To evaluate the agent's performance, let's first identify the specific issue mentioned in the <issue> part:

- The only issue explicitly mentioned is the addition of a note in `README.md` regarding the right-left rendering for Persian texts. This is a unique issue related to the presentation of Persian text in the `task.json` file and how it might appear depending on the text editor or viewer used.

Now, let's analyze the agent's answer based on the metrics:

### m1: Precise Contextual Evidence

- The agent did not identify or mention the specific issue about the right-left rendering for Persian texts in `README.md`. Instead, it discussed issues related to data format inconsistency in `task.json`, lack of clarity in documentation in `README.md` (but not related to the right-left rendering note), and inconsistent language usage in `task.json`.
- Since the agent failed to spot the actual issue mentioned in the context and provided unrelated issues, the rating here is **0**.

### m2: Detailed Issue Analysis

- Although the agent provided detailed analysis on the issues it identified, these issues are unrelated to the specific issue mentioned in the context. Therefore, the detailed analysis, while thorough, does not apply to the actual problem at hand.
- Given that the analysis does not pertain to the right-left rendering note issue, the relevance of this detailed analysis to the actual issue is minimal. However, considering the effort in analysis, albeit misdirected, a minimal score can be considered **0.1**.

### m3: Relevance of Reasoning

- The reasoning provided by the agent, while logical for the issues it identified, is not relevant to the specific issue of right-left rendering for Persian texts.
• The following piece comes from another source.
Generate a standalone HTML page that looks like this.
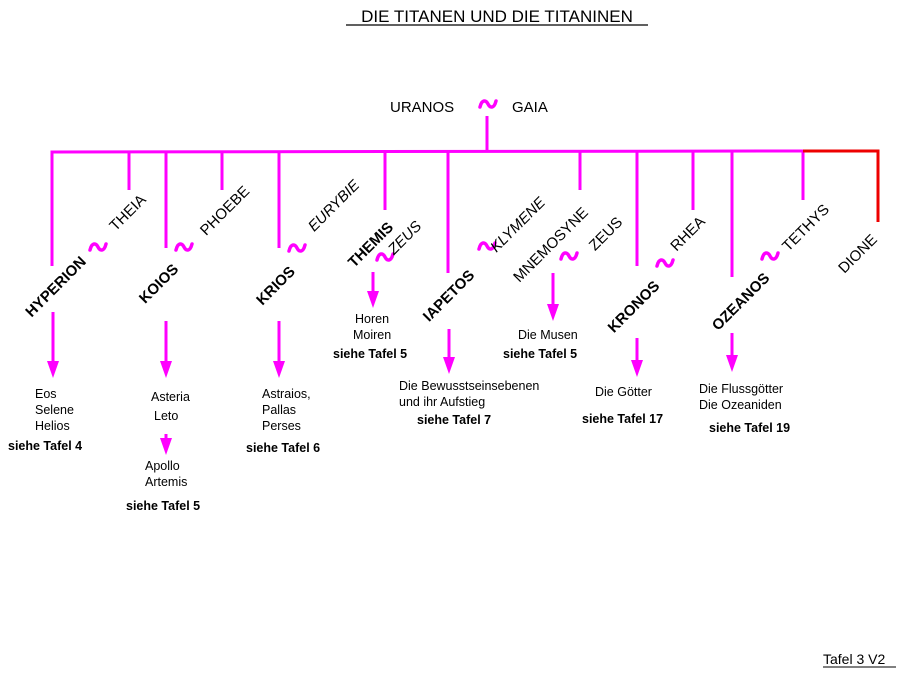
<!DOCTYPE html>
<html><head><meta charset="utf-8"><style>
html,body{margin:0;padding:0;background:#fff;}
svg{display:block;}
text{font-family:"Liberation Sans",Arial,sans-serif;fill:#000;}
.n{font-size:15px;}
.b{font-size:15px;font-weight:bold;}
.s{font-size:12.5px;}
.sb{font-size:12.5px;font-weight:bold;}
</style></head><body>
<svg width="905" height="676" viewBox="0 0 905 676" xmlns="http://www.w3.org/2000/svg">
<defs>
<path id="tl" d="M-8,3 C-6,-5 -2,-4 0,0 C2,4 6,5 8,-3" stroke="#f0f" stroke-width="3.5" fill="none" stroke-linecap="round"/>
</defs>
<text x="497" y="22" text-anchor="middle" style="font-size:17px">DIE TITANEN UND DIE TITANINEN</text>
<line x1="346" y1="25" x2="648" y2="25" stroke="#000" stroke-width="1.2"/>

<text x="390" y="112" style="font-size:15px">URANOS</text>
<use href="#tl" x="488" y="104"/>
<text x="512" y="112" style="font-size:15px">GAIA</text>

<g stroke="#f0f" stroke-width="3" fill="none">
<line x1="487" y1="116" x2="487" y2="152"/>
<polyline points="52,266 52,152 803,151"/>
<line x1="129" y1="152" x2="129" y2="190"/>
<line x1="166" y1="152" x2="166" y2="248"/>
<line x1="222" y1="152" x2="222" y2="190"/>
<line x1="279" y1="152" x2="279" y2="248"/>
<line x1="385" y1="152" x2="385" y2="210"/>
<line x1="448" y1="152" x2="448" y2="273"/>
<line x1="580" y1="152" x2="580" y2="190"/>
<line x1="637" y1="152" x2="637" y2="266"/>
<line x1="693" y1="152" x2="693" y2="210"/>
<line x1="732" y1="152" x2="732" y2="277"/>
<line x1="803" y1="151" x2="803" y2="200"/>
<line x1="53" y1="312" x2="53" y2="364"/>
<line x1="166" y1="321" x2="166" y2="364"/>
<line x1="279" y1="321" x2="279" y2="364"/>
<line x1="373" y1="272" x2="373" y2="294"/>
<line x1="449" y1="329" x2="449" y2="360"/>
<line x1="553" y1="273" x2="553" y2="306"/>
<line x1="637" y1="338" x2="637" y2="362"/>
<line x1="732" y1="333" x2="732" y2="358"/>
<line x1="166" y1="434" x2="166" y2="442"/>
</g>
<polyline points="803,151 878,151 878,222" stroke="#e00" stroke-width="3" fill="none"/>
<g fill="#f0f">
<polygon points="47,361 59,361 53,378"/>
<polygon points="160,361 172,361 166,378"/>
<polygon points="273,361 285,361 279,378"/>
<polygon points="367,291 379,291 373,308"/>
<polygon points="443,357 455,357 449,374"/>
<polygon points="547,304 559,304 553,321"/>
<polygon points="631,360 643,360 637,377"/>
<polygon points="726,355 738,355 732,372"/>
<polygon points="160,438 172,438 166,455"/>
</g>

<use href="#tl" x="98" y="247"/>
<use href="#tl" x="184" y="247"/>
<use href="#tl" x="297" y="248"/>
<use href="#tl" x="385" y="257"/>
<use href="#tl" x="487" y="246"/>
<use href="#tl" x="569" y="256"/>
<use href="#tl" x="665" y="263"/>
<use href="#tl" x="770" y="256"/>

<g text-anchor="middle" dominant-baseline="central">
<text class="b" transform="translate(56,287) rotate(-45)">HYPERION</text>
<text class="n" transform="translate(128,213) rotate(-45)">THEIA</text>
<text class="b" transform="translate(159,284) rotate(-45)">KOIOS</text>
<text class="n" transform="translate(225,211) rotate(-45)">PHOEBE</text>
<text class="b" transform="translate(276,286) rotate(-45)">KRIOS</text>
<text class="n" style="font-style:italic" transform="translate(334,206) rotate(-45)">EURYBIE</text>
<text class="b" transform="translate(371,245) rotate(-45)">THEMIS</text>
<text class="n" style="font-style:italic" transform="translate(405,238) rotate(-45)">ZEUS</text>
<text class="b" transform="translate(449,296) rotate(-45)">IAPETOS</text>
<text class="n" style="font-style:italic" transform="translate(518,225) rotate(-45)">KLYMENE</text>
<text class="n" transform="translate(551,245) rotate(-45)">MNEMOSYNE</text>
<text class="n" transform="translate(606,234) rotate(-45)">ZEUS</text>
<text class="b" transform="translate(634,307) rotate(-45)">KRONOS</text>
<text class="n" transform="translate(688,234) rotate(-45)">RHEA</text>
<text class="b" transform="translate(741,302) rotate(-45)">OZEANOS</text>
<text class="n" transform="translate(806,228) rotate(-45)">TETHYS</text>
<text class="n" transform="translate(858,254) rotate(-45)">DIONE</text>
</g>

<text x="35" y="398" class="s">Eos</text>
<text x="35" y="414" class="s">Selene</text>
<text x="35" y="430" class="s">Helios</text>
<text x="8" y="450" class="sb">siehe Tafel 4</text>

<text x="151" y="401" class="s">Asteria</text>
<text x="154" y="420" class="s">Leto</text>
<text x="145" y="470" class="s">Apollo</text>
<text x="145" y="486" class="s">Artemis</text>
<text x="126" y="510" class="sb">siehe Tafel 5</text>

<text x="262" y="398" class="s">Astraios,</text>
<text x="262" y="414" class="s">Pallas</text>
<text x="262" y="430" class="s">Perses</text>
<text x="246" y="452" class="sb">siehe Tafel 6</text>

<text x="355" y="323" class="s">Horen</text>
<text x="353" y="339" class="s">Moiren</text>
<text x="333" y="358" class="sb">siehe Tafel 5</text>

<text x="399" y="390" class="s">Die Bewusstseinsebenen</text>
<text x="399" y="406" class="s">und ihr Aufstieg</text>
<text x="417" y="424" class="sb">siehe Tafel 7</text>

<text x="518" y="339" class="s">Die Musen</text>
<text x="503" y="358" class="sb">siehe Tafel 5</text>

<text x="595" y="396" class="s">Die Götter</text>
<text x="582" y="423" class="sb">siehe Tafel 17</text>

<text x="699" y="393" class="s">Die Flussgötter</text>
<text x="699" y="409" class="s">Die Ozeaniden</text>
<text x="709" y="432" class="sb">siehe Tafel 19</text>

<text x="823" y="664" style="font-size:14px">Tafel 3 V2</text>
<line x1="823" y1="667" x2="896" y2="667" stroke="#000" stroke-width="1"/>
</svg>
</body></html>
Therefore, the relevance of the reasoning to the actual issue is **0**.

#### Calculations:

- m1: 0 * 0.8 = 0
- m2: 0.1 * 0.15 = 0.015
- m3: 0 * 0.05 = 0

#### Total Score:

- Total = 0 + 0.015 + 0 = 0.015

#### Decision:

Given the total score of 0.015, which is significantly below the threshold for even a "partially" rating, the agent's performance is rated as **"failed"**.